In the US law firm context, I 100% agree and this encapsulates my management philosophy, which is essentially that the key is hiring good people and then letting them thrive. The employee I have to monitor is an employee I do not want. Just get the job done.

But, is this the right employer philosophy for China? For all businesses in China? For some businesses in China? I do not know the answers to these questions because the closest I have come to managing Chinese employees is managing Chinese lawyers who we hire to work with us on China legal matters.

What do you think?

14 responses to “How to Treat Your China Employees”

  1. Hi Dan,
    It is a really interesting topic, lack of trust is a major source of problems in foreign companies operating in China, I am seeing this every day. And for some reasons most expat managers here don’t seem to notice.
    In my industry IP protection is essential, to the point that it has become an obsession. The problem is many managers use it as an excuse to keep info among themselves and not invite Chinese to some meetings because “who knows where they will go after with the story”.
    Local staff are not stupid and they obviously feel this distrust. As a result, that company has one of the highest staff turnovers in the industry.
    Ps. I am jotting this down as a draft and when I have some time I’ll develop a bit more on my Blog.
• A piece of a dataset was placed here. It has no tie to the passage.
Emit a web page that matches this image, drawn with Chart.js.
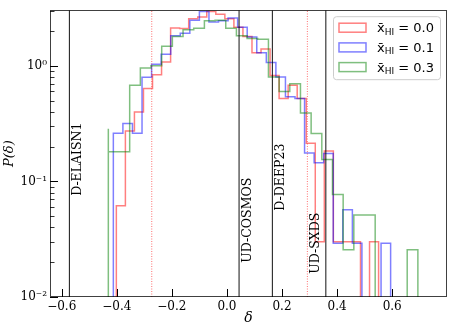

  2. The author of this story seems like a tool and his advice is bad as well. Leaving your employees unsupervised in China before they can be properly trained and vetted for trustworthiness sounds like a suicide mission.

  3. Dan,
    I agree with the philosophy as well — hire good people and let them run! The practical application of that ideal assumes the employee is of some skill level, a journeyman, and appropriately oriented to the company’s structure, management, etc.
    My experience with building two organizations in China is that most Chinese companies are still build around a more hierarchical structure than we are used to. My Chinese engineers weren’t “ready to run,” and needed my input more frequently than did my Western-trained engineers. That said, after a year or so of mentoring and orientation, they were ready for decision-making responsibility. At that point, I would agree completely that mutual trust makes better employees.

  4. Mutual trust is necessary for a successful business operation. It begins with getting trustworthy staff. Trusting any untrustworthy staff will kill the business, fast. Be careful about staff that will abuse, and exploit, your trust.
    The most difficult problem with trust is that you cannot train and educate them after they are hired. Trustworthiness must be developed very early on, before schooling starts.

  5. My company’s experience is that it is hard to find people who are willing to take responsibility for solving even basic problems. It’s harder to trust employees when they think that flailing vigorously is an appropriate substitute for good work.

  6. I agree with several of the comments above. Bad foreign managers come into China and think that Chinese can’t run anything–and that they don’t notice condescension. It’s much smarter to incorporate all employees, engage them and make sure that they know there is room for career development inside the company.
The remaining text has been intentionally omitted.